Write the lines out again, from the top of the material to the line containing "const GRID = '#d9d9d9';", pictures excluded.

___ INFORMATION SHOWN ___

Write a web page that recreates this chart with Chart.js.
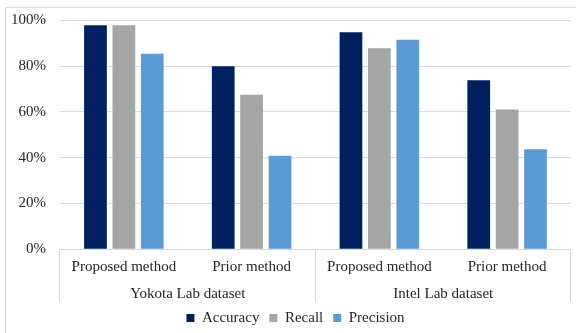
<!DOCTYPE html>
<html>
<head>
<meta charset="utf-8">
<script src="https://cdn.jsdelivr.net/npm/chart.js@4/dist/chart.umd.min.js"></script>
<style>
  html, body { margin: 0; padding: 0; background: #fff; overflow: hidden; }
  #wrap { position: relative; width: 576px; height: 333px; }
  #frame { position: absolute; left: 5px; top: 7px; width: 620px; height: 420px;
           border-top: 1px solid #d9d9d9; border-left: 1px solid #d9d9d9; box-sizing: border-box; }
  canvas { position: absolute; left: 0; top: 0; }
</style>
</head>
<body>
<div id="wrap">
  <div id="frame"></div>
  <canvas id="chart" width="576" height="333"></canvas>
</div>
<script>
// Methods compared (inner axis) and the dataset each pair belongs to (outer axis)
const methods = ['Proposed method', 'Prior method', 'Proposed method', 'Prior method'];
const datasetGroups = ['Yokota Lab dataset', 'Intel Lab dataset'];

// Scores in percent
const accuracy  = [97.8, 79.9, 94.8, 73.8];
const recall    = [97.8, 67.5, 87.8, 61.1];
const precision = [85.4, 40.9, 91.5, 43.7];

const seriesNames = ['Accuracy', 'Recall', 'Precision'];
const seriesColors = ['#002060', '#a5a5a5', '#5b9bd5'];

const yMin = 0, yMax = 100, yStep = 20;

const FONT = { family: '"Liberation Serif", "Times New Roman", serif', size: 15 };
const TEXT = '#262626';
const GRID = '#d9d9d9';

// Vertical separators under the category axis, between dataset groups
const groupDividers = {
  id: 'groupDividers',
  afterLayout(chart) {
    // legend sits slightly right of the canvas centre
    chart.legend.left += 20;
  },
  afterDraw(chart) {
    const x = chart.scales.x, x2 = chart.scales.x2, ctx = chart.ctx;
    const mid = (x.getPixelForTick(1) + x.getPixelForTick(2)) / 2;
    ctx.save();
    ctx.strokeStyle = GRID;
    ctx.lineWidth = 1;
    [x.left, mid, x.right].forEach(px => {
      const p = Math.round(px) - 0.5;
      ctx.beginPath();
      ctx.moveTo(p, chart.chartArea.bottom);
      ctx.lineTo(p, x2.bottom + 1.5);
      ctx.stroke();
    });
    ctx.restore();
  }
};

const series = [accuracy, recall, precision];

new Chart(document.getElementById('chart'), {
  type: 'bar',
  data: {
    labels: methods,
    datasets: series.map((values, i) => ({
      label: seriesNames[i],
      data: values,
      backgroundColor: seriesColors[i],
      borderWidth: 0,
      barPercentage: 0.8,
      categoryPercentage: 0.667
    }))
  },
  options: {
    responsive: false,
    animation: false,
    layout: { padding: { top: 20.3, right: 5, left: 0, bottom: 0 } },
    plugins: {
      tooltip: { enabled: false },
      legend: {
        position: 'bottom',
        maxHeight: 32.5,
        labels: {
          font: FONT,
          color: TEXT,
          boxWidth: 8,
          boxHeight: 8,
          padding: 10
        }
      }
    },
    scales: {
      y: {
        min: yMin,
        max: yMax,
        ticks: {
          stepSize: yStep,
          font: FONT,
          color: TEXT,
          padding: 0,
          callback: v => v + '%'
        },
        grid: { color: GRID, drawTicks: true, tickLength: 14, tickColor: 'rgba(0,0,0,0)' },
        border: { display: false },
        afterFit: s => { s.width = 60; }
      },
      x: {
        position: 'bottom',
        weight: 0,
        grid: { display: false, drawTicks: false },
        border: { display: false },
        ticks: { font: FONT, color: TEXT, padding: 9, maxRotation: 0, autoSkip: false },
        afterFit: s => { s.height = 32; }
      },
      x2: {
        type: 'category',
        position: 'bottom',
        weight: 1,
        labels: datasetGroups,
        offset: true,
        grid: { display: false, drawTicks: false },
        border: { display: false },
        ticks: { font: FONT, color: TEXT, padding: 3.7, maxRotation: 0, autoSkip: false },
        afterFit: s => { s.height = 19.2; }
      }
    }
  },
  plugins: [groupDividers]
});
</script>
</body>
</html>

___

SOLUTION BELOW:
Write a web page that recreates this chart with Chart.js.
<!DOCTYPE html>
<html>
<head>
<meta charset="utf-8">
<script src="https://cdn.jsdelivr.net/npm/chart.js@4/dist/chart.umd.min.js"></script>
<style>
  html, body { margin: 0; padding: 0; background: #fff; overflow: hidden; }
  #wrap { position: relative; width: 576px; height: 333px; }
  #frame { position: absolute; left: 5px; top: 7px; width: 620px; height: 420px;
           border-top: 1px solid #d9d9d9; border-left: 1px solid #d9d9d9; box-sizing: border-box; }
  canvas { position: absolute; left: 0; top: 0; }
</style>
</head>
<body>
<div id="wrap">
  <div id="frame"></div>
  <canvas id="chart" width="576" height="333"></canvas>
</div>
<script>
// Methods compared (inner axis) and the dataset each pair belongs to (outer axis)
const methods = ['Proposed method', 'Prior method', 'Proposed method', 'Prior method'];
const datasetGroups = ['Yokota Lab dataset', 'Intel Lab dataset'];

// Scores in percent
const accuracy  = [97.8, 79.9, 94.8, 73.8];
const recall    = [97.8, 67.5, 87.8, 61.1];
const precision = [85.4, 40.9, 91.5, 43.7];

const seriesNames = ['Accuracy', 'Recall', 'Precision'];
const seriesColors = ['#002060', '#a5a5a5', '#5b9bd5'];

const yMin = 0, yMax = 100, yStep = 20;

const FONT = { family: '"Liberation Serif", "Times New Roman", serif', size: 15 };
const TEXT = '#262626';
const GRID = '#d9d9d9';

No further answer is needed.